WORK TO BE COMPLETED –
Gather every line of the entries that includes the word "this".

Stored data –
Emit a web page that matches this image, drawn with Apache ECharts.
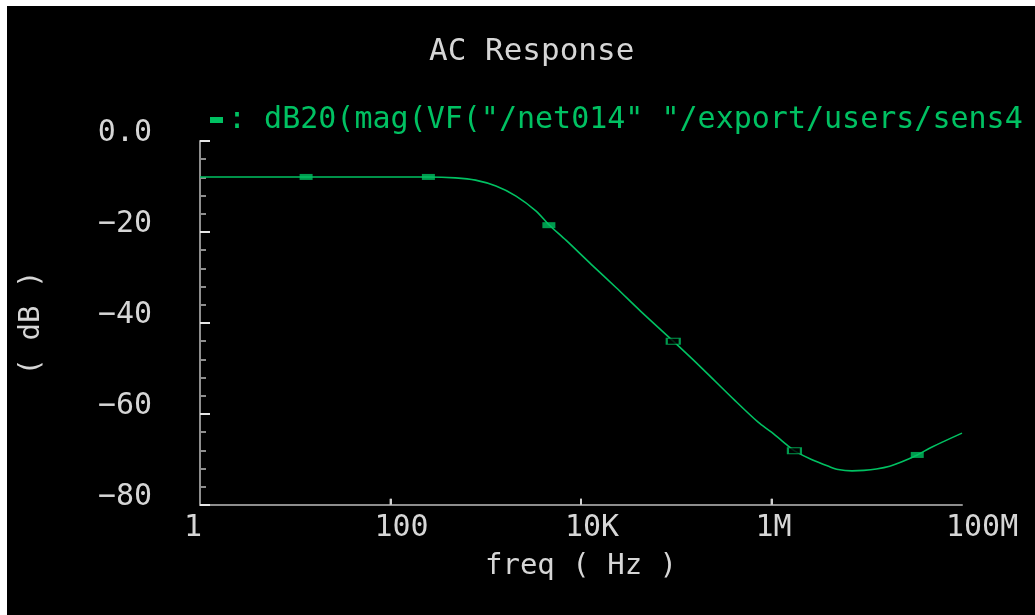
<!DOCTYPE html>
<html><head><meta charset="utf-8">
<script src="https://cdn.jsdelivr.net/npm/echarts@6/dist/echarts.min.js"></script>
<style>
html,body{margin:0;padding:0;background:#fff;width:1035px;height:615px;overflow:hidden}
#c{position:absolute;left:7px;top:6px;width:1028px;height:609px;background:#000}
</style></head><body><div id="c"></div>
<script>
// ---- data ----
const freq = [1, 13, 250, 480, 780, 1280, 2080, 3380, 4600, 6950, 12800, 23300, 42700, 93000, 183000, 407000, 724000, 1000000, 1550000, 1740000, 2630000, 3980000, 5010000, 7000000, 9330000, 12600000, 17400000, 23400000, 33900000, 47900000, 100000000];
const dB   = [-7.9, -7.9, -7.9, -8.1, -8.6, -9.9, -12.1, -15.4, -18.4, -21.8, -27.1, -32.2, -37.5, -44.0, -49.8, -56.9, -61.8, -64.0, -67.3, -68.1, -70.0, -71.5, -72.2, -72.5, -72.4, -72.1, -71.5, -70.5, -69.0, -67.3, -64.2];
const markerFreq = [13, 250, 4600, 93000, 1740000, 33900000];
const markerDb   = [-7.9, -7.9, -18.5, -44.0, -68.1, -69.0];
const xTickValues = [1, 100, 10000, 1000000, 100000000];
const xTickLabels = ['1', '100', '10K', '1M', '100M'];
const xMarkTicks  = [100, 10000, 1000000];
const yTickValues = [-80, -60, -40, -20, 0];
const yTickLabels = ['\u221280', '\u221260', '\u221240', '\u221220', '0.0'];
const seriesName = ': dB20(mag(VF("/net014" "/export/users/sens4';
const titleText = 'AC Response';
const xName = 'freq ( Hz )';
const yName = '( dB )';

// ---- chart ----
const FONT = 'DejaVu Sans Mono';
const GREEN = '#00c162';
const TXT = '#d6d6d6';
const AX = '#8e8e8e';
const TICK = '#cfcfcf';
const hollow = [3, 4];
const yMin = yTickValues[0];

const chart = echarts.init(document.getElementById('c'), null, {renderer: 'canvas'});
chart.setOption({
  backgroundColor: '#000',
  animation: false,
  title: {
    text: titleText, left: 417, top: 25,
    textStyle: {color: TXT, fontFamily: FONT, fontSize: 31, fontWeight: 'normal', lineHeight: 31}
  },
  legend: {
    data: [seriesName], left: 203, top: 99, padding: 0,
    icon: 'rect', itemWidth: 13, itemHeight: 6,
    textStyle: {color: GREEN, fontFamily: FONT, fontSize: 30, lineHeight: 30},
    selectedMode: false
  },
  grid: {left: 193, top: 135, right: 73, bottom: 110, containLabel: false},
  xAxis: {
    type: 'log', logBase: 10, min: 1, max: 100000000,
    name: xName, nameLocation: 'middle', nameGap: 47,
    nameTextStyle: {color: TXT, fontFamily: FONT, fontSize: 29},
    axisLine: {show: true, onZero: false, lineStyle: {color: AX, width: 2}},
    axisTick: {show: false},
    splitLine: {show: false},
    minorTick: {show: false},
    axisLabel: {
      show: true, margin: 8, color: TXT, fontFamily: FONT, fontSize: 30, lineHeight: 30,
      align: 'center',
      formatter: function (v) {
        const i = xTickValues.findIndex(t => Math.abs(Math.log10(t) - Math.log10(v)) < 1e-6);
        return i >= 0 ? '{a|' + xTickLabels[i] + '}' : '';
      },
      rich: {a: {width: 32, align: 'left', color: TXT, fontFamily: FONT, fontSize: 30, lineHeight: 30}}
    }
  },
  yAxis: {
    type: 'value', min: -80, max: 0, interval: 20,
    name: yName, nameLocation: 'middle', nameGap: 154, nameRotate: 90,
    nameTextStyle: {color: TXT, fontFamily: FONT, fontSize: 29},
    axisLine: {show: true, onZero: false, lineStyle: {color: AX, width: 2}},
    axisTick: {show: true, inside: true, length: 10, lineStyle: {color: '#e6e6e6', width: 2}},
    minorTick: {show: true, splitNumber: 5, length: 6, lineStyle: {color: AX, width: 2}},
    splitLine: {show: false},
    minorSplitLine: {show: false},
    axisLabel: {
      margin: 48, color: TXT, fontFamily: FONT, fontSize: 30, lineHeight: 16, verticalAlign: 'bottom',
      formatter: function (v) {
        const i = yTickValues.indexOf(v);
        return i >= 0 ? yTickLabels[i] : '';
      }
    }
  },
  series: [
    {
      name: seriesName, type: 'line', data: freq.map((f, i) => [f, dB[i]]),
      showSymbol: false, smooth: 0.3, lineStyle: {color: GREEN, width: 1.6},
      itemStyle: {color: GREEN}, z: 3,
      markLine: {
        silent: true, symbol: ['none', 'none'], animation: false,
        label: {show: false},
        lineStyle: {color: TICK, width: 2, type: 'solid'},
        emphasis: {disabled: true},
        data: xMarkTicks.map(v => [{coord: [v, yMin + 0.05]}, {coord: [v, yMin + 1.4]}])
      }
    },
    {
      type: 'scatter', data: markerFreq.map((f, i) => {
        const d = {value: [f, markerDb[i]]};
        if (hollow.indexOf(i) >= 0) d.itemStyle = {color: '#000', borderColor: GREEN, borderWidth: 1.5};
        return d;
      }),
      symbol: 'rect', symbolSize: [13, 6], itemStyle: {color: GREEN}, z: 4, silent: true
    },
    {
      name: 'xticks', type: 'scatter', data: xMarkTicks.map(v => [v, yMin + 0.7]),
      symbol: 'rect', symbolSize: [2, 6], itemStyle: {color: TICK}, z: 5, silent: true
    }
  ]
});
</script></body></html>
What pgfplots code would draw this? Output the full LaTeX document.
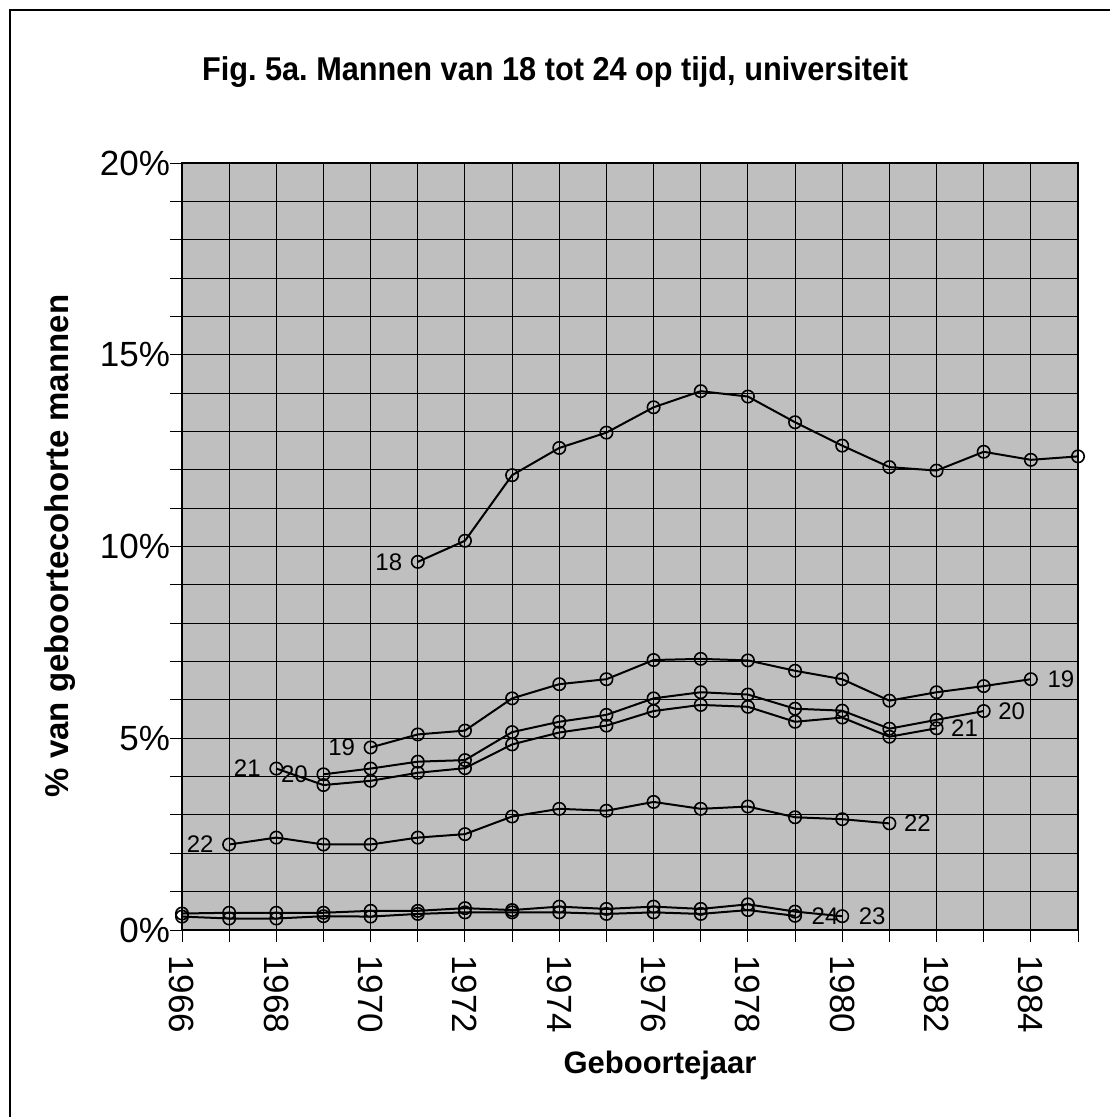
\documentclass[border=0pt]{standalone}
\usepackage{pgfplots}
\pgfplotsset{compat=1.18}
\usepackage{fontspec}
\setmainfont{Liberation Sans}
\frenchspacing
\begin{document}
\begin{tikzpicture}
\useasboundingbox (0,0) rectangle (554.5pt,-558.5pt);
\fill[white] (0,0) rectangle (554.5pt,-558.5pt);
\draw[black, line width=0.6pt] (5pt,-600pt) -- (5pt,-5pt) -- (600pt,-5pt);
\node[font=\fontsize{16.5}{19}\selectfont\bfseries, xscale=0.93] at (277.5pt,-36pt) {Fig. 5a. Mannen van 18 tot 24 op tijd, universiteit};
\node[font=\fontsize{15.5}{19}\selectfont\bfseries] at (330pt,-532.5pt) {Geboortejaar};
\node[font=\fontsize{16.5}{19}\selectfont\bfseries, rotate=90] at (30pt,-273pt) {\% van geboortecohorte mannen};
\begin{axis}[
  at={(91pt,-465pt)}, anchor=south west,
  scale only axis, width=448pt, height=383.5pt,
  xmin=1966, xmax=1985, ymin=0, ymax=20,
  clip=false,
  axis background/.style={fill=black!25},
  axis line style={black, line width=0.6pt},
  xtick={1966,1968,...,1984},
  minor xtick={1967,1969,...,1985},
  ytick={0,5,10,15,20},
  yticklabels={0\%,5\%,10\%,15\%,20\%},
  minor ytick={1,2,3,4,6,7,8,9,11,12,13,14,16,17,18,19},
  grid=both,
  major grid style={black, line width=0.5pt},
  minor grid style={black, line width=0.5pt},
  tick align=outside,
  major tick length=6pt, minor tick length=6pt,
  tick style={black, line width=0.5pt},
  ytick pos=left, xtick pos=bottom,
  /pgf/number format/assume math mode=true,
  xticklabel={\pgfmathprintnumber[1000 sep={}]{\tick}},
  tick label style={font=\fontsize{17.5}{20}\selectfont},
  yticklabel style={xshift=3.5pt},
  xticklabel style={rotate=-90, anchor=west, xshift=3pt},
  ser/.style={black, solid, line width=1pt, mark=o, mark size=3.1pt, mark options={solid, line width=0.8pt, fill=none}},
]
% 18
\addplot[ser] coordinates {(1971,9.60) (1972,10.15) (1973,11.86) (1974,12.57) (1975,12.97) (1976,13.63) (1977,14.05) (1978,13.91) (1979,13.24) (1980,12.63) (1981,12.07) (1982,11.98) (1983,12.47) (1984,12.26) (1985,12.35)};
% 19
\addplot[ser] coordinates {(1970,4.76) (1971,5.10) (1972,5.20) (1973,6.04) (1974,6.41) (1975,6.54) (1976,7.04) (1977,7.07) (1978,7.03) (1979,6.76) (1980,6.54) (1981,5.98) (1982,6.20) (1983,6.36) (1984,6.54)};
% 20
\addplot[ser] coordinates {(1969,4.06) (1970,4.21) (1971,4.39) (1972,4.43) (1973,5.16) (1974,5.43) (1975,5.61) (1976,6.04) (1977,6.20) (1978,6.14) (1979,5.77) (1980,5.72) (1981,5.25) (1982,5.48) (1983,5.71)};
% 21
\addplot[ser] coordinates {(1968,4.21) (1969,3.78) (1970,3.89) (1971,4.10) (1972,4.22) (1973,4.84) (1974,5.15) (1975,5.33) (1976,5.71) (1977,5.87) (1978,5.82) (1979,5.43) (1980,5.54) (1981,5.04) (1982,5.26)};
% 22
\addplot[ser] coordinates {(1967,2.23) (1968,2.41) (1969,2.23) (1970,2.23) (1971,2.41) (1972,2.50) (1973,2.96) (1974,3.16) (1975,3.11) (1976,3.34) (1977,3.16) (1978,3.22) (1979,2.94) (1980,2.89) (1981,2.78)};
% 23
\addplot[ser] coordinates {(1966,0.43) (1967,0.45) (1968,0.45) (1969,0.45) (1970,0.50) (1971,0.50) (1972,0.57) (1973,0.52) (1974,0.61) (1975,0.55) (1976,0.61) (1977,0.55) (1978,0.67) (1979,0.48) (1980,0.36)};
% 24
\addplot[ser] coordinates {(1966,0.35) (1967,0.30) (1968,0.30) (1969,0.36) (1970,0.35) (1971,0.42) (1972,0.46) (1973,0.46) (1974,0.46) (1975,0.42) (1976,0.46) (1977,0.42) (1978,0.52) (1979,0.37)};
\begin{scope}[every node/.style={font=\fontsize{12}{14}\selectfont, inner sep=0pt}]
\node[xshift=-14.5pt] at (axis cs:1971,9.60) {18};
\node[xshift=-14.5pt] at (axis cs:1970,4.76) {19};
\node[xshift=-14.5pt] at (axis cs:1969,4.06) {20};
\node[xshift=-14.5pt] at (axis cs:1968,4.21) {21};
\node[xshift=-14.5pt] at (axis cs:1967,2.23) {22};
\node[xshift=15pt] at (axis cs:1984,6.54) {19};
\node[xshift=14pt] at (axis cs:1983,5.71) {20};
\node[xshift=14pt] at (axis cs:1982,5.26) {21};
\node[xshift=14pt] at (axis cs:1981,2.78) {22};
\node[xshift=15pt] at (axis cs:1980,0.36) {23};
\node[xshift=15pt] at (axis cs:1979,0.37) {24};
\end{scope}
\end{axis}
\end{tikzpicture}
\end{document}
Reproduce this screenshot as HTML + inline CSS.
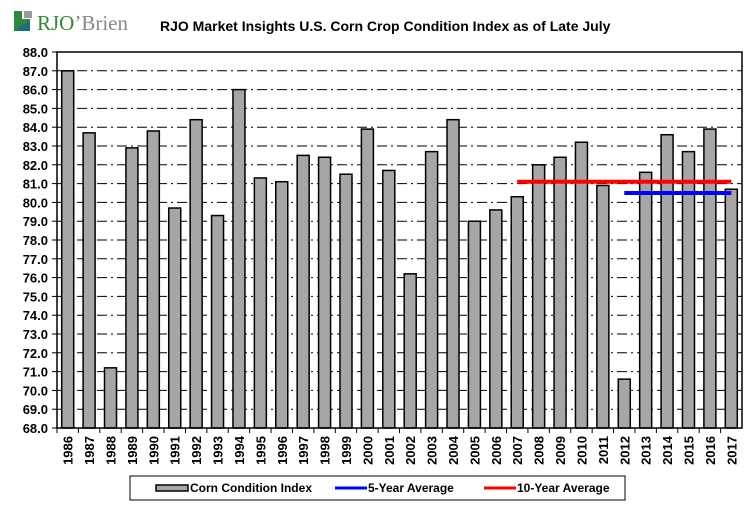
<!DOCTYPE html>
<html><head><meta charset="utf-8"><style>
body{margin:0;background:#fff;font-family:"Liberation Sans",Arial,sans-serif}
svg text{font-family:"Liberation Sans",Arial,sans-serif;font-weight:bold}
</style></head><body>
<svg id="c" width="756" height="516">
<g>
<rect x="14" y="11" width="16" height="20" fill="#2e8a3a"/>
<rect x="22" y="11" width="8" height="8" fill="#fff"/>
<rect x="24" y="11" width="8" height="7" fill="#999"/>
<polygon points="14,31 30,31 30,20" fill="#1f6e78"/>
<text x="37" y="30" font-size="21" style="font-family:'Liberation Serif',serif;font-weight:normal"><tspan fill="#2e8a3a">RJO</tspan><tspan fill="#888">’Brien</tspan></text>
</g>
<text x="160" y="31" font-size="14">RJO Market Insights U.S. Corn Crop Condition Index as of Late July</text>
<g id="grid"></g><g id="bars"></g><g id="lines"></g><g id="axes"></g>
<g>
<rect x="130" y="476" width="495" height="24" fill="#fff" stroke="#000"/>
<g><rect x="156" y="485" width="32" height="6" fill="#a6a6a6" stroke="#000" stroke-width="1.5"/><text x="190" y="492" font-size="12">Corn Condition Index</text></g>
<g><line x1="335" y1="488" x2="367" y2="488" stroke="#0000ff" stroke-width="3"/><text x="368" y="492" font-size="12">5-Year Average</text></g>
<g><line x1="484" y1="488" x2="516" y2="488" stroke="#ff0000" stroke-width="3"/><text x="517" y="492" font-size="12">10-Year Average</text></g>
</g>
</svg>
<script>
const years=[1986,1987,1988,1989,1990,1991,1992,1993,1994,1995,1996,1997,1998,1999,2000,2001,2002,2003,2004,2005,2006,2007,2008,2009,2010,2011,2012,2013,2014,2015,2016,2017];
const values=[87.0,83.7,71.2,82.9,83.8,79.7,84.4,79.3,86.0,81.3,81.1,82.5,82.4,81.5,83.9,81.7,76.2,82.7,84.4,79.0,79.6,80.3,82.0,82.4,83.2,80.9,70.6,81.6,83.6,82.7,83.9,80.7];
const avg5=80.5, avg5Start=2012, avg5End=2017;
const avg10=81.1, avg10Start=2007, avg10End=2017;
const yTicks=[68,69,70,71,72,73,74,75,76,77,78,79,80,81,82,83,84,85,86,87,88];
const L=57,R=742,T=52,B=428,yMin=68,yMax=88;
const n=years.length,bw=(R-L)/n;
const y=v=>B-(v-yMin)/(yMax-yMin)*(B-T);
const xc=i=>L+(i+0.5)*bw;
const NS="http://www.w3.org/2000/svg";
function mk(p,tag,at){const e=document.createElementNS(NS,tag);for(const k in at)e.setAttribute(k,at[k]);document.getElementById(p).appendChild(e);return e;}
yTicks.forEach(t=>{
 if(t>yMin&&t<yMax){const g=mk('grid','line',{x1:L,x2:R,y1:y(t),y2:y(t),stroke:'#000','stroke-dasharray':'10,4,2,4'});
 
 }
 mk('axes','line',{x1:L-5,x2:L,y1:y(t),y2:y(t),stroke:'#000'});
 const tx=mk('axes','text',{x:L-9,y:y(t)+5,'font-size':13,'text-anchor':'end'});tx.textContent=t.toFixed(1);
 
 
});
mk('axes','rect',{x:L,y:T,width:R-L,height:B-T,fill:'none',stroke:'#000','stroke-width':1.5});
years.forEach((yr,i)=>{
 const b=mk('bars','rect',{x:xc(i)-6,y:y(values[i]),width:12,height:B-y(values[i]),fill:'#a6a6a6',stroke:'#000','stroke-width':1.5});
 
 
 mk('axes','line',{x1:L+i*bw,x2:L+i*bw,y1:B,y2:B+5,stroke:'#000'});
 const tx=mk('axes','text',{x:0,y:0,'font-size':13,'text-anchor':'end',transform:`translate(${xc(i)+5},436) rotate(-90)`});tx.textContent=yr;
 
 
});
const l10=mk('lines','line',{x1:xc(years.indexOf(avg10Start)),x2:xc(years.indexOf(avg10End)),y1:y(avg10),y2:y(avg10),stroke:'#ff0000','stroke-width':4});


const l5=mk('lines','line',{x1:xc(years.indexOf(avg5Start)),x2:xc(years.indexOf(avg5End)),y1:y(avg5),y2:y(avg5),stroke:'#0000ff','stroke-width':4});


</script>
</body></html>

PROBLEM SOLUTION –
Emit a web page that matches this image, drawn with Apache ECharts.
What pgfplots code would draw this? Output the full LaTeX document.
Reproduce this screenshot as HTML + inline CSS.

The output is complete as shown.